I’m feeling the pull to get back into to the corporate world sooner rather than later for many reasons, but at this time, none more powerful than my obligation to my gender. It is still true that I want to redirect my career into one that includes writing, and there is no question that I will always write for work and pleasuer, but this path takes a lot of time and offers very little financial security. I can’t pay for someone to care for my children while I pursue a career that doesn’t pay enough to afford said childcare. This is a sad and true fact. Also, there is only so much more time I can opt out of my former career path before I must start all over working my way back up. Lastly, there are intellectual muscles I want to stretch and a need for some autonomy of my own that I’m aching to scratch out.
And the reason I’m finding so much urgency to be a leader for women in the workforce is because my current options for combining motherhood + work + life, appear unworkable and require more sacrifice than one individual (no matter their gender) should have to navigate.
Here are my options:
A. Reenter the workforce, flex my mental capacities, live up to my potential as a leader and earn a paycheck. But there is no such thing as part-time in my career field. I would have to work full-time and then some. It would take up nearly all of my time and offer limited flexibility. This will require a full-time nanny which will not only limit my children’s experiences, but take me out of their lives for a significant portion of the week which doesn’t work for me until they no longer live under my roof. Or…

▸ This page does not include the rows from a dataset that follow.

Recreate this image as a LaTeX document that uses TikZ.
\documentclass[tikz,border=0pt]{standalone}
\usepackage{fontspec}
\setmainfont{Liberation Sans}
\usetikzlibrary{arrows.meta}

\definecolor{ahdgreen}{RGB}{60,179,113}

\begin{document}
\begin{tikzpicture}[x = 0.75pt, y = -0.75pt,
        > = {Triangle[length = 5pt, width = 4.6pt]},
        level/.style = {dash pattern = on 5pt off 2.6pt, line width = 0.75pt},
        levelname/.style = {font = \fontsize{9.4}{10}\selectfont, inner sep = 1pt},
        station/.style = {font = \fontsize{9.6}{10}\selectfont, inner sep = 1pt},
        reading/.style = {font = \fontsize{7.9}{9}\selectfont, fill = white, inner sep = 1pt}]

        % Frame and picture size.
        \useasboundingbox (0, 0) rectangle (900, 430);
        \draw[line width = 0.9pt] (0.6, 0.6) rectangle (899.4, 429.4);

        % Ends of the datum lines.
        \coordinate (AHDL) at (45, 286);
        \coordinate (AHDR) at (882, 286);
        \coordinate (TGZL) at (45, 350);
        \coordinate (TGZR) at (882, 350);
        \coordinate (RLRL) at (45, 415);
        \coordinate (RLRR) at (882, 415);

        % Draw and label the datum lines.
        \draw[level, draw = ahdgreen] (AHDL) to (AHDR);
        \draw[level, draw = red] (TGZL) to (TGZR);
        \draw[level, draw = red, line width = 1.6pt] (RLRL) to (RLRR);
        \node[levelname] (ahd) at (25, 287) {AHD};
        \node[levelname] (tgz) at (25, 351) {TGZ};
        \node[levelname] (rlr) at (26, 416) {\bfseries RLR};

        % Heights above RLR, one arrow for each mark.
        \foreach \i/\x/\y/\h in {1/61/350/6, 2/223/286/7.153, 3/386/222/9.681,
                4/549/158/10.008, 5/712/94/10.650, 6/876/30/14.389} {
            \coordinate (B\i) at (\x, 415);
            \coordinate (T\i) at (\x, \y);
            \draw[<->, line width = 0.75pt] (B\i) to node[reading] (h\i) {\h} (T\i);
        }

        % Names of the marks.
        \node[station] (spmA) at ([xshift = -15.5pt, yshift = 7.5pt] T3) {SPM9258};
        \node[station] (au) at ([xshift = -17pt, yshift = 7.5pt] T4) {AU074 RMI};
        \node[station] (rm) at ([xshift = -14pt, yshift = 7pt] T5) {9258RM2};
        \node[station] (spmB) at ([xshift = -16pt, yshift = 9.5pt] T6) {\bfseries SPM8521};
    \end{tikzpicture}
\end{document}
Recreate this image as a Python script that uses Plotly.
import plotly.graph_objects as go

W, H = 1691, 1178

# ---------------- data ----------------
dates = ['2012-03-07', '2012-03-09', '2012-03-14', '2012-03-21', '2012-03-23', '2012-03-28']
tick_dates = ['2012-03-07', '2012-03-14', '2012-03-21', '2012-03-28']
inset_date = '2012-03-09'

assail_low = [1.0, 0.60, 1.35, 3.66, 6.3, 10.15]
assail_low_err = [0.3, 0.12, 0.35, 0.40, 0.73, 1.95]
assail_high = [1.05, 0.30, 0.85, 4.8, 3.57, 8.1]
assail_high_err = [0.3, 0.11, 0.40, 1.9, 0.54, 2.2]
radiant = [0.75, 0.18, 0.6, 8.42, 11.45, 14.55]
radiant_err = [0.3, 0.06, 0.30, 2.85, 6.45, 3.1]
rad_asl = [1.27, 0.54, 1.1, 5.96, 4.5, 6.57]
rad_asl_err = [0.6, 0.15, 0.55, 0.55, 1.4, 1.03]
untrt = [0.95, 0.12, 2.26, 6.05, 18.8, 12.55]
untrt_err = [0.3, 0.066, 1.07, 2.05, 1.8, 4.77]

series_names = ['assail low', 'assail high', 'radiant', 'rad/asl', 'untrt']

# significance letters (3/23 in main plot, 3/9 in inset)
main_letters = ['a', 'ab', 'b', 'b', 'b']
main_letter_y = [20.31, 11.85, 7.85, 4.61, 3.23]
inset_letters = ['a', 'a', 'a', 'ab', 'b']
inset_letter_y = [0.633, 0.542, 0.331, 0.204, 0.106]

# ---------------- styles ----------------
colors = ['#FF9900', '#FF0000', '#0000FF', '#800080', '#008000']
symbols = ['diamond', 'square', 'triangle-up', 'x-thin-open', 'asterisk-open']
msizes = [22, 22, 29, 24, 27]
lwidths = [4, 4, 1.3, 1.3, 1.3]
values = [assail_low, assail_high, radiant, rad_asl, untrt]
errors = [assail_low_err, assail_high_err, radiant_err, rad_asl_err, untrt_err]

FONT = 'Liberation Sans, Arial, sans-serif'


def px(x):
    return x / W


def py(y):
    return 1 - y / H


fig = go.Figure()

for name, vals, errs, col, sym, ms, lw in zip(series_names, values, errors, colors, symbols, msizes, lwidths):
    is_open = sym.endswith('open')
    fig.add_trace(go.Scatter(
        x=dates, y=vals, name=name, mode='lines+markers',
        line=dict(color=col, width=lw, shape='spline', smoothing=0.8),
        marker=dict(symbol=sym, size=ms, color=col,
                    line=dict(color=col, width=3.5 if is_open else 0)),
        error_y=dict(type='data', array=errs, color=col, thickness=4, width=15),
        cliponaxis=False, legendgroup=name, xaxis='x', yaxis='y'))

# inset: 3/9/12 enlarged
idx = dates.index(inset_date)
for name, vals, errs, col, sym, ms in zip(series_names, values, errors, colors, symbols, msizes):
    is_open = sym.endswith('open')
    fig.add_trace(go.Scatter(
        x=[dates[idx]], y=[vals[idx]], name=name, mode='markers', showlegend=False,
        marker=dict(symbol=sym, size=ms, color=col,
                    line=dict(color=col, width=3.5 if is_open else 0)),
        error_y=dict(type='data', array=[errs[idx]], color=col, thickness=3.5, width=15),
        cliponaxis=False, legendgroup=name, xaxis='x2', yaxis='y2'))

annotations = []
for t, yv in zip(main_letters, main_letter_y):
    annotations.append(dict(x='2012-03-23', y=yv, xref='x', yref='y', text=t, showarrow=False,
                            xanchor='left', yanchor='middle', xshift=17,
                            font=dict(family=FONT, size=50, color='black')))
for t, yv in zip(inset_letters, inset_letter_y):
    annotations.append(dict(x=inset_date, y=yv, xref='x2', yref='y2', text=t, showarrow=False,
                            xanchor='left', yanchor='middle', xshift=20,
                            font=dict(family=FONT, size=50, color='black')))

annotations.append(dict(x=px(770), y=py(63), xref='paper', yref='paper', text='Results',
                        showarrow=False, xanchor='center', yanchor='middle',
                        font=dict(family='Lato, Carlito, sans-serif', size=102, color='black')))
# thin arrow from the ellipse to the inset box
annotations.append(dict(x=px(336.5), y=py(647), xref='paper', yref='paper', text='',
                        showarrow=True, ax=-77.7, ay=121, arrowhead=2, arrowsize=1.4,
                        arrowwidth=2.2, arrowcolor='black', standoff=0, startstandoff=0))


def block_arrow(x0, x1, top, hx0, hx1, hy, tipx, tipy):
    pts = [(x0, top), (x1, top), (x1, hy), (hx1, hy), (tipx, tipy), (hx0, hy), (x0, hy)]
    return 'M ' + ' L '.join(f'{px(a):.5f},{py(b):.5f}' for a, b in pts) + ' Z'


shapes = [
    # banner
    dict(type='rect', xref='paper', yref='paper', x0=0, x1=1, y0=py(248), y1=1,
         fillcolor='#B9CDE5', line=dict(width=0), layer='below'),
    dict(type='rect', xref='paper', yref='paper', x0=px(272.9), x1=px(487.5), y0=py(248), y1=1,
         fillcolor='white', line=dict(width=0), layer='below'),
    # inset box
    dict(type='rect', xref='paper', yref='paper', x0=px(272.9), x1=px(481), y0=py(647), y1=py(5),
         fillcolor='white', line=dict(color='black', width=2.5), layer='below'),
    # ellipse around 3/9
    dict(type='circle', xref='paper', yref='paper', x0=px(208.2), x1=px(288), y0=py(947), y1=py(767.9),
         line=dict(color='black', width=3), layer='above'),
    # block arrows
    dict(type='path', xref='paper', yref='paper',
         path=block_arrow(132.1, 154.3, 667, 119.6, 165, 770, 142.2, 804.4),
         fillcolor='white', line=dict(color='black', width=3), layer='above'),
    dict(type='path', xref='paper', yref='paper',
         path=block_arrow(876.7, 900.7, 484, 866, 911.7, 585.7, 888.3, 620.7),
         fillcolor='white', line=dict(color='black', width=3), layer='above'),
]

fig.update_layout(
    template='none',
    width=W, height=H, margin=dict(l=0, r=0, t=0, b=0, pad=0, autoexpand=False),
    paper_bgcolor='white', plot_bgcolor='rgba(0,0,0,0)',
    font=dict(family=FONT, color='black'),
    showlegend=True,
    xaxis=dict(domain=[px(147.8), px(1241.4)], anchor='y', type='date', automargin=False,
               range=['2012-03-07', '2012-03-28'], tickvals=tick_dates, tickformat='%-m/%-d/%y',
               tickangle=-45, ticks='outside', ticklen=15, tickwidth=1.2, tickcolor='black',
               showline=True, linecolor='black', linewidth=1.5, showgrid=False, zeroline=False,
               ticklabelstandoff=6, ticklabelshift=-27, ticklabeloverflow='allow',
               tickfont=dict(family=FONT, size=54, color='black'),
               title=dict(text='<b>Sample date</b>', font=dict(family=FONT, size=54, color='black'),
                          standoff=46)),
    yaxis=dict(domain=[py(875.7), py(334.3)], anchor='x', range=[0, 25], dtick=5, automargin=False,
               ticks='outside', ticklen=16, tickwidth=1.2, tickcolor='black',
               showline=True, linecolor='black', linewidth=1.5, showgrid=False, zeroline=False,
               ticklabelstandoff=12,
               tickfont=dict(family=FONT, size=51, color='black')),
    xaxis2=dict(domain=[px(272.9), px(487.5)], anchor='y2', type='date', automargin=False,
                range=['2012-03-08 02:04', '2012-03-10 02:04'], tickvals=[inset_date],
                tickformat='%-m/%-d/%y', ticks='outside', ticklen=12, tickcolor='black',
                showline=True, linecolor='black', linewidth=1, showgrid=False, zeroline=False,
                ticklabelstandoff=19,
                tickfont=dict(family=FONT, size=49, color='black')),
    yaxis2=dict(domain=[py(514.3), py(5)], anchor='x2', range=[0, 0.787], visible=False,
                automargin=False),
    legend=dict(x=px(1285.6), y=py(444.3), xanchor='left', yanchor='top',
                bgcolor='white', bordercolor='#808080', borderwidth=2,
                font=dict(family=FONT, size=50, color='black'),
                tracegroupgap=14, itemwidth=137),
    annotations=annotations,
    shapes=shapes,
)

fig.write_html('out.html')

B. I can stay out of the workforce, continue to dwindle my lifetime earning potential, perhaps become unqualified for the positions of which I am still qualified, not pay a nanny, expand my children’s experiences, have ultimate flexibility and be in their lives to the fullest capacity, but also find a way to squelch my ever-growing discontent over not living up to my potential and lack of autonomy, and hope that I never have to rely on myself for sole support of my life.
Hm. Which one of these horrible scenarios should I choose? Who will win? Who will lose? In the end, will I wish I did it differently?
I’m not to the point of making an eminent decision but I’m trying to develop a third option. It is the hardest of them all. It requires more faith, will power, consciousness and fortitude.
C. Work hard. Trust in God’s plan. Learn to breathe deeper. Learn to let go of fear and regrets and expectations. Stay grounded. Live on less. Be okay with the unknown. Follow my passions.
If you know another path, perhaps a D option, please, I’m all computer speakers?
Whatever my choice may be I’m sure C will be a part of it, if not ALL of it. Nonetheless, this excruciating, mathematical equation of motherhood + work + life = sacrifice shouldn’t have to be an impossible conundrum. Perhaps necessary, even difficult, but never impossible and never one set squarely on mothers alone.
I feel an obligation to help make this situation better for my children… and yours. Not just by becoming a leader, but by doing what all great leaders do… lead by example.
I’m confident this entails learning to breathe deeper, let go and trust more and the good news is… that can happen in every moment, no matter what shoes I’m wearing, how many numbers are on my paycheck, or even who’s listening.